| Requirement |
Reproduce nothing but the lines from the start of the material through the line that includes "const gridRightX = 116.9;", both ends included, and omit every picture.

<<<<

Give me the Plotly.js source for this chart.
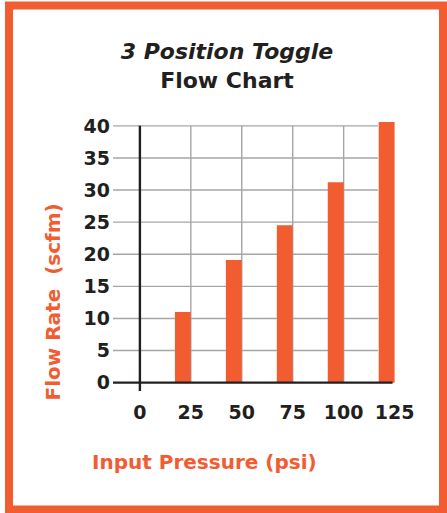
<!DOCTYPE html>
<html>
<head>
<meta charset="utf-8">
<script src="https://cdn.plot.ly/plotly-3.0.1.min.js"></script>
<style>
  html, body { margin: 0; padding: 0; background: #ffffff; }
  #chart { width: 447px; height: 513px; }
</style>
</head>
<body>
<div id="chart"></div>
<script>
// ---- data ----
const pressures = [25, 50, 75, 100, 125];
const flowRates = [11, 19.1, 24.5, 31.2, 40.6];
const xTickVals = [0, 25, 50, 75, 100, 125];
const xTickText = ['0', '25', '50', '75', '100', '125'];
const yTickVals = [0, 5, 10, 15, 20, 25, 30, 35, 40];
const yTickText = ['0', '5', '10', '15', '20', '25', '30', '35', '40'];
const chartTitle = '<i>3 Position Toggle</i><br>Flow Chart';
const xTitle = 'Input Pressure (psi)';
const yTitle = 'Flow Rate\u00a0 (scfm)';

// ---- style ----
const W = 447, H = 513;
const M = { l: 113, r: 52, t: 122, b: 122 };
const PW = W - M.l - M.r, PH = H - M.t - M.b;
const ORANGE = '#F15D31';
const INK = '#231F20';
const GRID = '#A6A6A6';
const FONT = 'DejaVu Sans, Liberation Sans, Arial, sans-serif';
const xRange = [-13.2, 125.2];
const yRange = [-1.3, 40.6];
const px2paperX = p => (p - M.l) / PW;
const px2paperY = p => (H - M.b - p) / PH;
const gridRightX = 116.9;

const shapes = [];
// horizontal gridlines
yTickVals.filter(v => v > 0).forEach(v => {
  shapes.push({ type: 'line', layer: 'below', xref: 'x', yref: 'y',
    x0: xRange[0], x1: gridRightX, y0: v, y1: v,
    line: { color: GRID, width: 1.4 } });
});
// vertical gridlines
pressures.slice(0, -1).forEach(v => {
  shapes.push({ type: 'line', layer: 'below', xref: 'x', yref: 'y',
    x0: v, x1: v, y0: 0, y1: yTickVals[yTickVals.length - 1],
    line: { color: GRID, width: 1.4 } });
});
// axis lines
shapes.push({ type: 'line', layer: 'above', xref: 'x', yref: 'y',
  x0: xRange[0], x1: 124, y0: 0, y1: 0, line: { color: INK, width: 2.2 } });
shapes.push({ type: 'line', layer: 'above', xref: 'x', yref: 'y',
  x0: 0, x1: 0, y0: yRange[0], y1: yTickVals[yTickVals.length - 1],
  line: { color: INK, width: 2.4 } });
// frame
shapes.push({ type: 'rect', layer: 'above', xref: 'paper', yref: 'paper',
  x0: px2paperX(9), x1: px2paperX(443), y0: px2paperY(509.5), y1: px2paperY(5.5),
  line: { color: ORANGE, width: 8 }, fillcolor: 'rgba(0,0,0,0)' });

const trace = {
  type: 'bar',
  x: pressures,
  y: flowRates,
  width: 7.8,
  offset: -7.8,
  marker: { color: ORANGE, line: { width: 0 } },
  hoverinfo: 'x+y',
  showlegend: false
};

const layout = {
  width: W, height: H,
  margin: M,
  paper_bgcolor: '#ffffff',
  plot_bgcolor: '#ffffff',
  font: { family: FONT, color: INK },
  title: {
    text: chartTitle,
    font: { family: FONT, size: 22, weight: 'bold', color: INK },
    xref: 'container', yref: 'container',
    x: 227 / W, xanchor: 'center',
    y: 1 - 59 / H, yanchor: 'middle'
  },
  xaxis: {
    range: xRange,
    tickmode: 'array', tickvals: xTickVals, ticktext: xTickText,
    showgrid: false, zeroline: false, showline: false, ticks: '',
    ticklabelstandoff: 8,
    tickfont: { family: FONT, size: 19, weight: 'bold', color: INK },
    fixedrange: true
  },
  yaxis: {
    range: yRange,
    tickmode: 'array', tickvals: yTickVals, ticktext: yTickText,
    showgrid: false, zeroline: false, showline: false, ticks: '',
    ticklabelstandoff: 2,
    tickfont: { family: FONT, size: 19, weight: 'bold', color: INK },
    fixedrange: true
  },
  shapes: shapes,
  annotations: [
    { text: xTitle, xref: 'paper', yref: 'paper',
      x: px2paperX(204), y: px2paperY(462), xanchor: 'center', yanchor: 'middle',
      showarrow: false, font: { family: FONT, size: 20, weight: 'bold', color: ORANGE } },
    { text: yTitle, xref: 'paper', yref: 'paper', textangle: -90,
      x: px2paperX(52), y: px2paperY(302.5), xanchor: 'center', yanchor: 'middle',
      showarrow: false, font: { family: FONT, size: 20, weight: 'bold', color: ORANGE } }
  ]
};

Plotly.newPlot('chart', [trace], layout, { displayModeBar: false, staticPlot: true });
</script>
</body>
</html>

>>>>

| Full response |
Give me the Plotly.js source for this chart.
<!DOCTYPE html>
<html>
<head>
<meta charset="utf-8">
<script src="https://cdn.plot.ly/plotly-3.0.1.min.js"></script>
<style>
  html, body { margin: 0; padding: 0; background: #ffffff; }
  #chart { width: 447px; height: 513px; }
</style>
</head>
<body>
<div id="chart"></div>
<script>
// ---- data ----
const pressures = [25, 50, 75, 100, 125];
const flowRates = [11, 19.1, 24.5, 31.2, 40.6];
const xTickVals = [0, 25, 50, 75, 100, 125];
const xTickText = ['0', '25', '50', '75', '100', '125'];
const yTickVals = [0, 5, 10, 15, 20, 25, 30, 35, 40];
const yTickText = ['0', '5', '10', '15', '20', '25', '30', '35', '40'];
const chartTitle = '<i>3 Position Toggle</i><br>Flow Chart';
const xTitle = 'Input Pressure (psi)';
const yTitle = 'Flow Rate\u00a0 (scfm)';

// ---- style ----
const W = 447, H = 513;
const M = { l: 113, r: 52, t: 122, b: 122 };
const PW = W - M.l - M.r, PH = H - M.t - M.b;
const ORANGE = '#F15D31';
const INK = '#231F20';
const GRID = '#A6A6A6';
const FONT = 'DejaVu Sans, Liberation Sans, Arial, sans-serif';
const xRange = [-13.2, 125.2];
const yRange = [-1.3, 40.6];
const px2paperX = p => (p - M.l) / PW;
const px2paperY = p => (H - M.b - p) / PH;
const gridRightX = 116.9;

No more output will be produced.